I don't have a particular reason to exclude the inlinees. The story is before we computed density on a full CS profile(or a merged context-less profile), so there is actually no inlinees in it.(see the original code: https://github.com/llvm/llvm-project/blob/main/llvm/tools/llvm-profgen/ProfileGenerator.cpp#L1060-L1064. this is before the nested profile conversion), so I just thought we need to base on an un-merged profile, didn't consider the density scope.

I guess the question is why do we want to exclude inlinees? we can count total samples including inlinees, and also size including inliness. Otherwise we don't cover such inlinees in density metrics -- what if inlinee has a low density problem?

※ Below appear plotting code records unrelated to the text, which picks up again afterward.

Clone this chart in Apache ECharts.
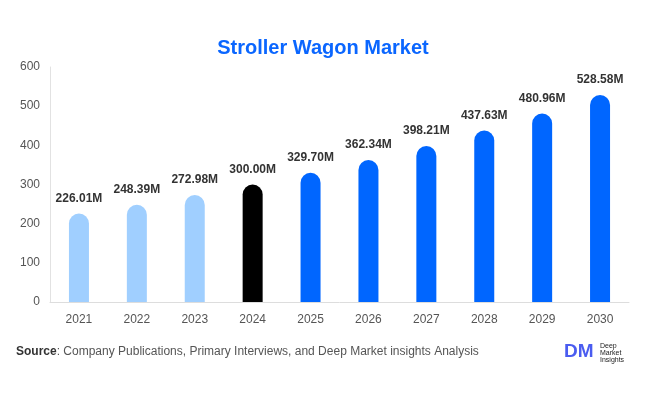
<!DOCTYPE html>
<html><head><meta charset="utf-8">
<script src="https://cdn.jsdelivr.net/npm/echarts@6/dist/echarts.min.js"></script>
<style>html,body{margin:0;padding:0;background:#fff}#c{width:646px;height:394px}</style>
</head><body><div id="c"></div>
<script>
const categories = ['2021','2022','2023','2024','2025','2026','2027','2028','2029','2030'];
const values = [226.01,248.39,272.98,300.00,329.70,362.34,398.21,437.63,480.96,528.58];
const barColors = ['#a0cfff','#a0cfff','#a0cfff','#000000','#0066ff','#0066ff','#0066ff','#0066ff','#0066ff','#0066ff'];
const yTicks = [0,100,200,300,400,500,600];

const chart = echarts.init(document.getElementById('c'), null, {renderer:'canvas'});
chart.setOption({
  animation:false,
  title:{text:'Stroller Wagon Market',left:'center',top:33,textStyle:{color:'#0a66ff',fontSize:20,fontWeight:'bold',fontFamily:'Liberation Sans, Arial'}},
  grid:{left:50,right:17,top:67,bottom:92},
  xAxis:{type:'category',data:categories,axisLine:{lineStyle:{color:'#ddd'}},axisTick:{show:false},
    axisLabel:{color:'#555',fontSize:12,margin:12,fontFamily:'Liberation Sans, Arial'}},
  yAxis:{type:'value',min:yTicks[0],max:yTicks[yTicks.length-1],interval:100,
    axisLine:{show:true,lineStyle:{color:'#e2e2e2'}},splitLine:{show:false},
    axisLabel:{color:'#555',fontSize:12,margin:10,fontFamily:'Liberation Sans, Arial'}},
  series:[{type:'bar',barWidth:20,
    data:values.map((v,i)=>({value:v,itemStyle:{color:barColors[i],borderRadius:[10,10,0,0]}})),
    label:{show:true,position:'top',distance:9,color:'#333',fontWeight:'bold',fontSize:12,fontFamily:'Liberation Sans, Arial',
      formatter:p=>p.value.toFixed(2)+'M'}}],
  graphic:[
    {type:'text',left:16,top:346,style:{rich:{b:{fontWeight:'bold',fill:'#333',fontSize:12,fontFamily:'Liberation Sans, Arial'},n:{fill:'#555',fontSize:12,fontFamily:'Liberation Sans, Arial'}},text:'{b|Source}{n|: Company Publications, Primary Interviews, and Deep Market insights Analysis}'}},
    {type:'text',left:564,top:342,style:{text:'DM',fill:'#4a5cf0',fontSize:19,fontWeight:'bold',fontFamily:'Liberation Sans, Arial'}},
    {type:'text',left:600,top:343,style:{text:'Deep\nMarket\nInsights',fill:'#222',fontSize:7,lineHeight:7,fontFamily:'Liberation Sans, Arial'}}
  ]
});
</script></body></html>
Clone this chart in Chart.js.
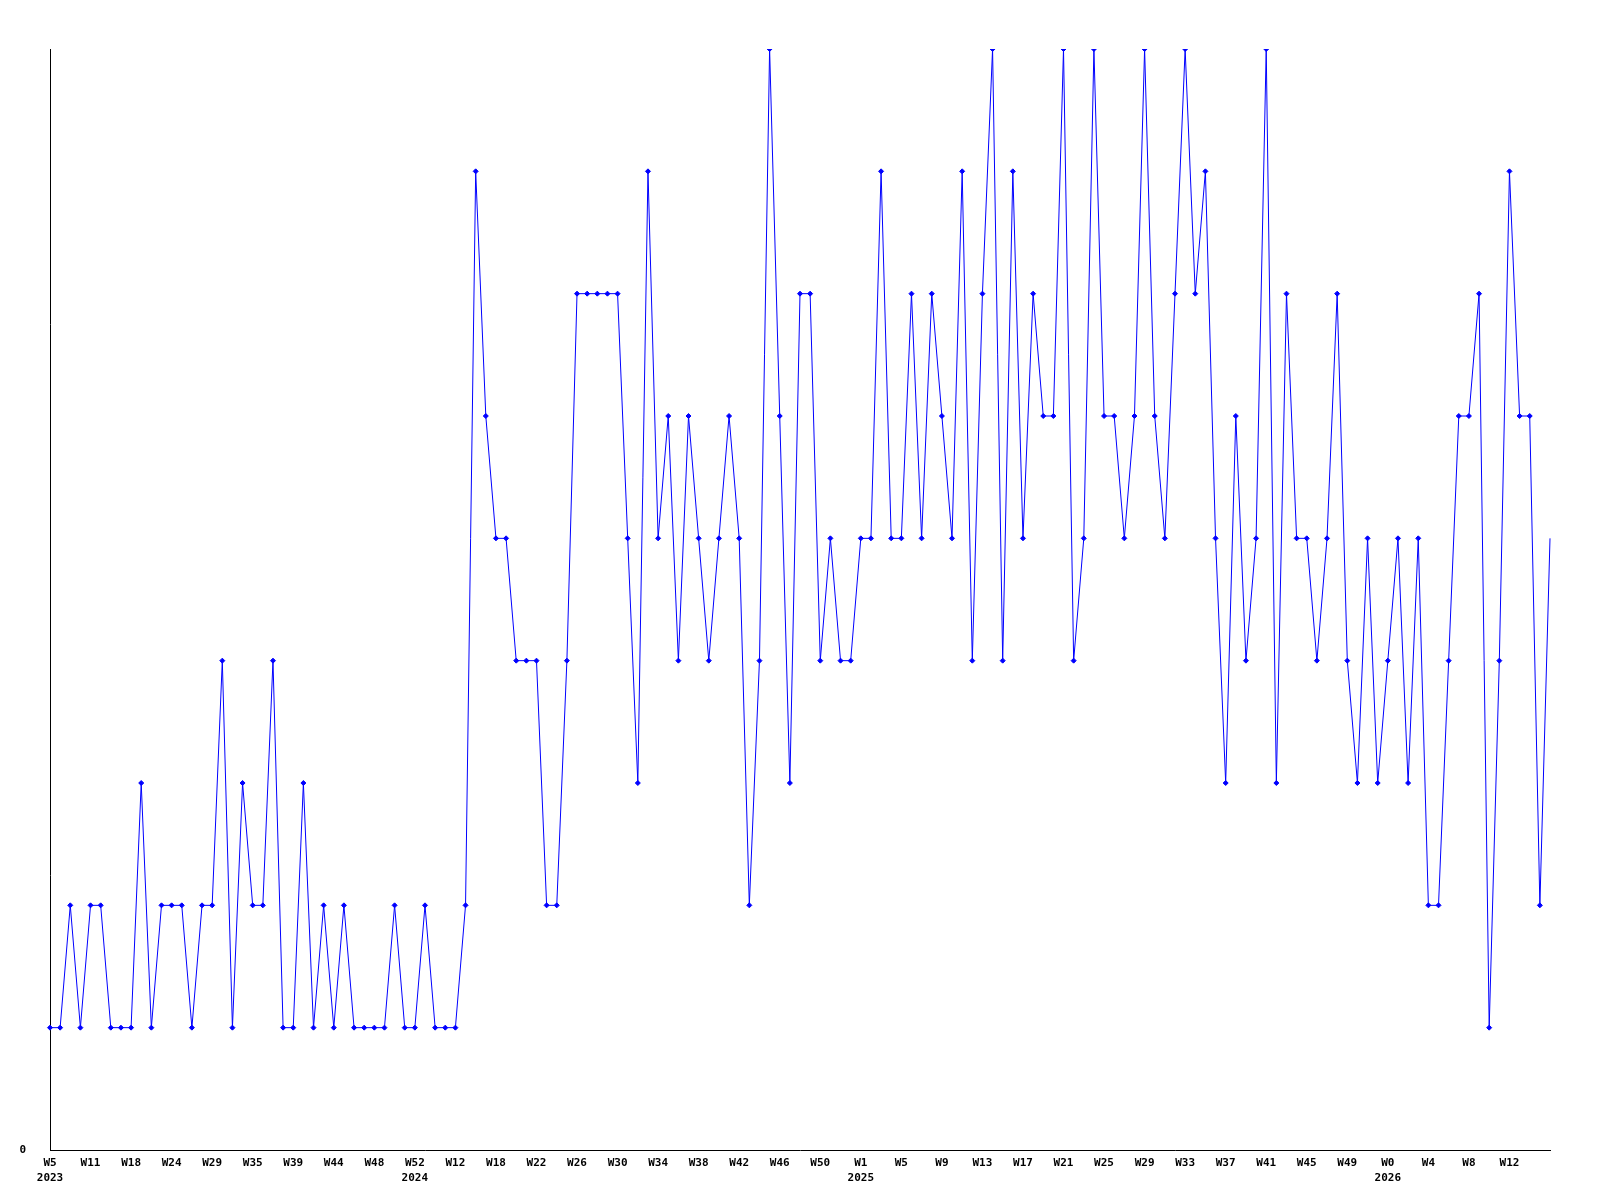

another thing to clarify, this version is not to drop the inlinees profile, but compute as an independent function instead of part of the caller function. It should be able to catch the low inlinee profile .e.g.

main:101:100
  1:100 
  2:foo:1
   1:1
foo:100:1
 1:100   

In this version, it will compute three function density <main:100> <foo:1>``<foo:100>, we still have the low density inlinee <foo:1>
IIUC, your suggestion is to compute like a <main: 50 (101/2)> <foo: 100>

Yeah, if that makes sense, so my current data is based on current version, which seems work ok.

I think I can implement a binary-level density and compare the two, we can take a look together and discuss on it.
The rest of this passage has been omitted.